I happen to teach at a great College with qualified faculty and strong student-teacher relationships. Honestly, I never knew that faculty members could be so united. But here, it is very common to find at least 5 faculty hanging out together well after work hours and on weekends. This may sound like a bit much to some, but on such a small campus, strong collegial ties make for a strong power base. In essence, we have each others’ back.
While I’m grateful to have good relationships not only within my home department, but also across disciplines, I’d be remiss not to point out a gaping hole in that social web: lack of faculty of color.
This is of course not a surprise given that so few people who get PhDs are of color and even fewer choose to work at small liberal arts colleges. That said, I am still troubled by the isolation I feel as I walk across campus, eat in the cafeteria, and attend all faculty meetings.

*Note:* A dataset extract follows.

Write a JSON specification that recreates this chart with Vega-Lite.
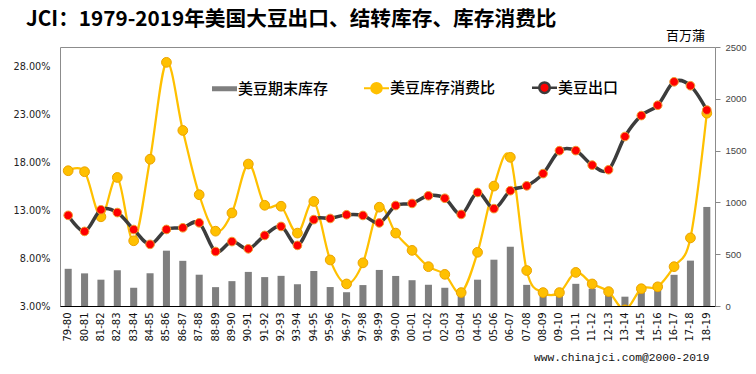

Anyone who has ever been the ‘only’ can cosign on my next point: I am t.i.r.e.d. of representing an entire demographic. This problem is exacerbated in academia because I am not only representing the African American community, but I am viewed as the sole authority on all issues ‘diverse’ and ‘urban’. No matter the discipline, scholars of color are always sought to voice the narrative of ‘oppressed’ and ‘marginalized’ populations. And frankly, I (we) am (are) sick of it.
Yes, my skin is chocolate brown and I have an afro. But my physical appearance does not qualify me to speak on behalf of an entire ethnic group. I can only speak on behalf of myself and my experiences. Is that the information you want? If not, I suggest you read scholarship about issues in minority communities and listen to the narratives of members of minority communities. And for the love of God, STOP STOP STOP trying to ‘help’ by doing week long community service projects wherein you bring YOUR solutions for what you PERCEIVE to be ‘their’ problems. If you want to help, open your mind, educate yourself, and try to think beyond your own experiences.
I digress. My major point here is that every day I struggle. I struggle with the hypocrisy of my course listings. Why, even though my degrees are in Psychology do I teach courses on Urban Education and Diversity and Equity in Education? My efforts to read, listen, and experience have ensured that I am well qualified to teach such courses, and I strongly believe in their importance (especially on a campus where over 70% of the students come from families whose yearly income is higher than $250,000).
But like other scholars of color, I am faced with the lasting question: If I don’t teach it, who will?